## BEGIN

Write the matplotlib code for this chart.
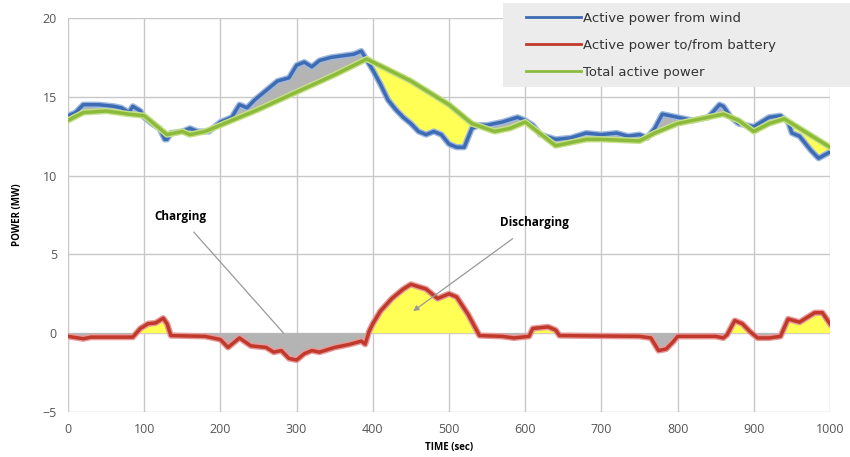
import matplotlib
matplotlib.use("Agg")
import matplotlib.pyplot as plt
import numpy as np
import matplotlib.patheffects as pe
from matplotlib.patches import Rectangle

plt.rcParams['font.family'] = ['Open Sans', 'DejaVu Sans']

# Active power from wind (MW)
wind_t = [0, 10, 20, 40, 60, 70, 80, 85, 95, 100, 110, 120, 127, 130, 135, 150, 160, 170, 185,
          200, 215, 225, 235, 245, 260, 275, 290, 300, 310, 320, 330, 345, 360, 375, 385, 390,
          400, 410, 420, 430, 440, 450, 460, 470, 480, 490, 500, 510, 520, 530, 540, 550, 570,
          590, 600, 610, 620, 640, 660, 680, 700, 720, 735, 750, 760, 770, 780, 800, 820, 840,
          855, 860, 870, 880, 890, 900, 920, 935, 945, 950, 960, 975, 985, 1000]
wind_v = [13.8, 14.0, 14.5, 14.5, 14.4, 14.3, 14.0, 14.4, 14.1, 13.7, 13.3, 13.0, 12.3, 12.3, 12.7,
          12.8, 13.0, 12.8, 12.8, 13.4, 13.7, 14.5, 14.3, 14.8, 15.4, 16.0, 16.2, 17.0, 17.2, 16.9,
          17.3, 17.5, 17.6, 17.7, 17.9, 17.5, 16.7, 15.8, 14.8, 14.2, 13.7, 13.3, 12.8, 12.6, 12.8,
          12.6, 12.0, 11.8, 11.8, 13.0, 13.2, 13.2, 13.4, 13.7, 13.5, 13.2, 12.6, 12.3, 12.4, 12.7,
          12.6, 12.7, 12.5, 12.6, 12.4, 13.0, 13.9, 13.7, 13.5, 13.7, 14.5, 14.4, 13.7, 13.3, 13.2,
          13.1, 13.7, 13.8, 13.4, 12.7, 12.5, 11.6, 11.1, 11.5]

# Total active power (MW)
total_t = [0, 20, 50, 80, 100, 130, 150, 160, 180, 200, 250, 300, 350, 392, 450, 500, 530, 560,
           580, 600, 640, 680, 700, 750, 770, 800, 830, 860, 880, 900, 920, 940, 1000]
total_v = [13.5, 14.0, 14.1, 13.9, 13.8, 12.6, 12.8, 12.6, 12.8, 13.2, 14.2, 15.3, 16.4, 17.4,
           16.0, 14.5, 13.3, 12.8, 13.0, 13.4, 11.9, 12.3, 12.3, 12.2, 12.7, 13.3, 13.6, 13.9,
           13.5, 12.8, 13.3, 13.6, 11.8]

# Active power to/from battery (MW)
batt_t = [0, 20, 30, 85, 95, 105, 115, 125, 130, 135, 180, 200, 210, 225, 240, 260, 270, 280,
          290, 300, 310, 320, 330, 350, 370, 385, 390, 395, 400, 410, 425, 440, 450, 470, 485,
          500, 510, 525, 535, 540, 570, 585, 605, 610, 630, 640, 645, 750, 765, 775, 785, 795,
          800, 850, 860, 865, 875, 885, 895, 905, 920, 935, 945, 960, 980, 990, 1000]
batt_v = [-0.2, -0.35, -0.25, -0.25, 0.3, 0.6, 0.65, 0.95, 0.6, -0.15, -0.2, -0.4, -0.9, -0.3,
          -0.8, -0.9, -1.2, -1.1, -1.6, -1.7, -1.3, -1.1, -1.2, -0.9, -0.7, -0.5, -0.7, 0.1, 0.6,
          1.4, 2.2, 2.8, 3.1, 2.8, 2.2, 2.5, 2.3, 1.2, 0.3, -0.15, -0.2, -0.3, -0.2, 0.3, 0.4, 0.2,
          -0.15, -0.2, -0.3, -1.1, -1.0, -0.5, -0.2, -0.2, -0.3, -0.1, 0.8, 0.6, 0.1, -0.3, -0.3,
          -0.2, 0.9, 0.7, 1.3, 1.3, 0.6]

x_ticks = [0, 100, 200, 300, 400, 500, 600, 700, 800, 900, 1000]
y_ticks = [-5, 0, 5, 10, 15, 20]

BLUE = '#3d6cb5'
RED = '#c0392b'
GREEN = '#8cbb3c'
YELLOW = '#ffff55'
GRAY = '#b4b4b4'

fig = plt.figure(figsize=(8.5, 4.57), dpi=100)
ax = fig.add_axes([68/850, 1-412/457, (830-68)/850, (412-18)/457])

# fill between wind and total
tg = np.linspace(0, 1000, 2001)
w = np.interp(tg, wind_t, wind_v)
tot = np.interp(tg, total_t, total_v)
ax.fill_between(tg, w, tot, where=w >= tot, color=GRAY, interpolate=True, lw=0)
ax.fill_between(tg, w, tot, where=tot >= w, color=YELLOW, interpolate=True, lw=0)
b = np.interp(tg, batt_t, batt_v)
ax.fill_between(tg, b, 0, where=b <= 0, color=GRAY, interpolate=True, lw=0)
ax.fill_between(tg, b, 0, where=b >= 0, color=YELLOW, interpolate=True, lw=0)

glow_b = [pe.Stroke(linewidth=4.5, foreground='#9fb8dd'), pe.Normal()]
glow_r = [pe.Stroke(linewidth=4.5, foreground='#e89a9a'), pe.Normal()]
glow_g = [pe.Stroke(linewidth=4.5, foreground='#c6e08a'), pe.Normal()]
ax.plot(wind_t, wind_v, color=BLUE, lw=2.5, label='Active power from wind', path_effects=glow_b)
ax.plot(batt_t, batt_v, color=RED, lw=2.5, label='Active power to/from battery', path_effects=glow_r)
ax.plot(total_t, total_v, color=GREEN, lw=2.5, label='Total active power', path_effects=glow_g)

ax.set_xlim(0, 1000)
ax.set_ylim(-5, 20)
ax.set_xticks(x_ticks)
ax.set_yticks(y_ticks)
ax.grid(True, color='#c8c8c8', lw=1)
ax.set_axisbelow(True)
for s in ax.spines.values():
    s.set_visible(False)
ax.tick_params(length=0, labelsize=9, labelcolor='#555555', pad=8)

ax.set_xlabel('TIME (sec)', fontsize=7, fontweight='bold', labelpad=4)
ax.set_ylabel('POWER (MW)', fontsize=7, fontweight='bold', labelpad=14)

ax.annotate('Charging', xy=(283, 0), xytext=(147, 7.4), fontsize=8.5, fontweight='bold',
            ha='center', va='center',
            arrowprops=dict(arrowstyle='-', color='#999999', lw=0.9, shrinkA=6, shrinkB=0))
ax.annotate('Discharging', xy=(453, 1.4), xytext=(612, 7.0), fontsize=8.5, fontweight='bold',
            ha='center', va='center',
            arrowprops=dict(arrowstyle='-|>', color='#999999', lw=0.9, shrinkA=8, shrinkB=0,
                            mutation_scale=8))

# legend background box
fig.patches.append(Rectangle((503/850, 1-87/457), (850-503)/850, 84/457,
                             transform=fig.transFigure, facecolor='#ececec',
                             edgecolor='none', zorder=5))
leg = fig.legend(loc='upper left', bbox_to_anchor=(526/850, 1-12/457), frameon=False,
                 prop={'family': ['DejaVu Sans'], 'size': 9.5}, handlelength=4.2,
                 handletextpad=0.15, labelspacing=1.05, borderpad=0, borderaxespad=0,
                 labelcolor='#333333')
leg.set_zorder(6)
for line in leg.get_lines():
    line.set_path_effects([])
    line.set_linewidth(2)

fig.savefig('out.png', dpi=100)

## END

# To be done
Reproduce every line of the material precisely, omitting its pictures.

# Result
Write the matplotlib code for this chart.
import matplotlib
matplotlib.use("Agg")
import matplotlib.pyplot as plt
import numpy as np
import matplotlib.patheffects as pe
from matplotlib.patches import Rectangle

plt.rcParams['font.family'] = ['Open Sans', 'DejaVu Sans']

# Active power from wind (MW)
wind_t = [0, 10, 20, 40, 60, 70, 80, 85, 95, 100, 110, 120, 127, 130, 135, 150, 160, 170, 185,
          200, 215, 225, 235, 245, 260, 275, 290, 300, 310, 320, 330, 345, 360, 375, 385, 390,
          400, 410, 420, 430, 440, 450, 460, 470, 480, 490, 500, 510, 520, 530, 540, 550, 570,
          590, 600, 610, 620, 640, 660, 680, 700, 720, 735, 750, 760, 770, 780, 800, 820, 840,
          855, 860, 870, 880, 890, 900, 920, 935, 945, 950, 960, 975, 985, 1000]
wind_v = [13.8, 14.0, 14.5, 14.5, 14.4, 14.3, 14.0, 14.4, 14.1, 13.7, 13.3, 13.0, 12.3, 12.3, 12.7,
          12.8, 13.0, 12.8, 12.8, 13.4, 13.7, 14.5, 14.3, 14.8, 15.4, 16.0, 16.2, 17.0, 17.2, 16.9,
          17.3, 17.5, 17.6, 17.7, 17.9, 17.5, 16.7, 15.8, 14.8, 14.2, 13.7, 13.3, 12.8, 12.6, 12.8,
          12.6, 12.0, 11.8, 11.8, 13.0, 13.2, 13.2, 13.4, 13.7, 13.5, 13.2, 12.6, 12.3, 12.4, 12.7,
          12.6, 12.7, 12.5, 12.6, 12.4, 13.0, 13.9, 13.7, 13.5, 13.7, 14.5, 14.4, 13.7, 13.3, 13.2,
          13.1, 13.7, 13.8, 13.4, 12.7, 12.5, 11.6, 11.1, 11.5]

# Total active power (MW)
total_t = [0, 20, 50, 80, 100, 130, 150, 160, 180, 200, 250, 300, 350, 392, 450, 500, 530, 560,
           580, 600, 640, 680, 700, 750, 770, 800, 830, 860, 880, 900, 920, 940, 1000]
total_v = [13.5, 14.0, 14.1, 13.9, 13.8, 12.6, 12.8, 12.6, 12.8, 13.2, 14.2, 15.3, 16.4, 17.4,
           16.0, 14.5, 13.3, 12.8, 13.0, 13.4, 11.9, 12.3, 12.3, 12.2, 12.7, 13.3, 13.6, 13.9,
           13.5, 12.8, 13.3, 13.6, 11.8]

# Active power to/from battery (MW)
batt_t = [0, 20, 30, 85, 95, 105, 115, 125, 130, 135, 180, 200, 210, 225, 240, 260, 270, 280,
          290, 300, 310, 320, 330, 350, 370, 385, 390, 395, 400, 410, 425, 440, 450, 470, 485,
          500, 510, 525, 535, 540, 570, 585, 605, 610, 630, 640, 645, 750, 765, 775, 785, 795,
          800, 850, 860, 865, 875, 885, 895, 905, 920, 935, 945, 960, 980, 990, 1000]
batt_v = [-0.2, -0.35, -0.25, -0.25, 0.3, 0.6, 0.65, 0.95, 0.6, -0.15, -0.2, -0.4, -0.9, -0.3,
          -0.8, -0.9, -1.2, -1.1, -1.6, -1.7, -1.3, -1.1, -1.2, -0.9, -0.7, -0.5, -0.7, 0.1, 0.6,
          1.4, 2.2, 2.8, 3.1, 2.8, 2.2, 2.5, 2.3, 1.2, 0.3, -0.15, -0.2, -0.3, -0.2, 0.3, 0.4, 0.2,
          -0.15, -0.2, -0.3, -1.1, -1.0, -0.5, -0.2, -0.2, -0.3, -0.1, 0.8, 0.6, 0.1, -0.3, -0.3,
          -0.2, 0.9, 0.7, 1.3, 1.3, 0.6]

x_ticks = [0, 100, 200, 300, 400, 500, 600, 700, 800, 900, 1000]
y_ticks = [-5, 0, 5, 10, 15, 20]

BLUE = '#3d6cb5'
RED = '#c0392b'
GREEN = '#8cbb3c'
YELLOW = '#ffff55'
GRAY = '#b4b4b4'

fig = plt.figure(figsize=(8.5, 4.57), dpi=100)
ax = fig.add_axes([68/850, 1-412/457, (830-68)/850, (412-18)/457])

# fill between wind and total
tg = np.linspace(0, 1000, 2001)
w = np.interp(tg, wind_t, wind_v)
tot = np.interp(tg, total_t, total_v)
ax.fill_between(tg, w, tot, where=w >= tot, color=GRAY, interpolate=True, lw=0)
ax.fill_between(tg, w, tot, where=tot >= w, color=YELLOW, interpolate=True, lw=0)
b = np.interp(tg, batt_t, batt_v)
ax.fill_between(tg, b, 0, where=b <= 0, color=GRAY, interpolate=True, lw=0)
ax.fill_between(tg, b, 0, where=b >= 0, color=YELLOW, interpolate=True, lw=0)

glow_b = [pe.Stroke(linewidth=4.5, foreground='#9fb8dd'), pe.Normal()]
glow_r = [pe.Stroke(linewidth=4.5, foreground='#e89a9a'), pe.Normal()]
glow_g = [pe.Stroke(linewidth=4.5, foreground='#c6e08a'), pe.Normal()]
ax.plot(wind_t, wind_v, color=BLUE, lw=2.5, label='Active power from wind', path_effects=glow_b)
ax.plot(batt_t, batt_v, color=RED, lw=2.5, label='Active power to/from battery', path_effects=glow_r)
ax.plot(total_t, total_v, color=GREEN, lw=2.5, label='Total active power', path_effects=glow_g)

ax.set_xlim(0, 1000)
ax.set_ylim(-5, 20)
ax.set_xticks(x_ticks)
ax.set_yticks(y_ticks)
ax.grid(True, color='#c8c8c8', lw=1)
ax.set_axisbelow(True)
for s in ax.spines.values():
    s.set_visible(False)
ax.tick_params(length=0, labelsize=9, labelcolor='#555555', pad=8)

ax.set_xlabel('TIME (sec)', fontsize=7, fontweight='bold', labelpad=4)
ax.set_ylabel('POWER (MW)', fontsize=7, fontweight='bold', labelpad=14)

ax.annotate('Charging', xy=(283, 0), xytext=(147, 7.4), fontsize=8.5, fontweight='bold',
            ha='center', va='center',
            arrowprops=dict(arrowstyle='-', color='#999999', lw=0.9, shrinkA=6, shrinkB=0))
ax.annotate('Discharging', xy=(453, 1.4), xytext=(612, 7.0), fontsize=8.5, fontweight='bold',
            ha='center', va='center',
            arrowprops=dict(arrowstyle='-|>', color='#999999', lw=0.9, shrinkA=8, shrinkB=0,
                            mutation_scale=8))

# legend background box
fig.patches.append(Rectangle((503/850, 1-87/457), (850-503)/850, 84/457,
                             transform=fig.transFigure, facecolor='#ececec',
                             edgecolor='none', zorder=5))
leg = fig.legend(loc='upper left', bbox_to_anchor=(526/850, 1-12/457), frameon=False,
                 prop={'family': ['DejaVu Sans'], 'size': 9.5}, handlelength=4.2,
                 handletextpad=0.15, labelspacing=1.05, borderpad=0, borderaxespad=0,
                 labelcolor='#333333')
leg.set_zorder(6)
for line in leg.get_lines():
    line.set_path_effects([])
    line.set_linewidth(2)

fig.savefig('out.png', dpi=100)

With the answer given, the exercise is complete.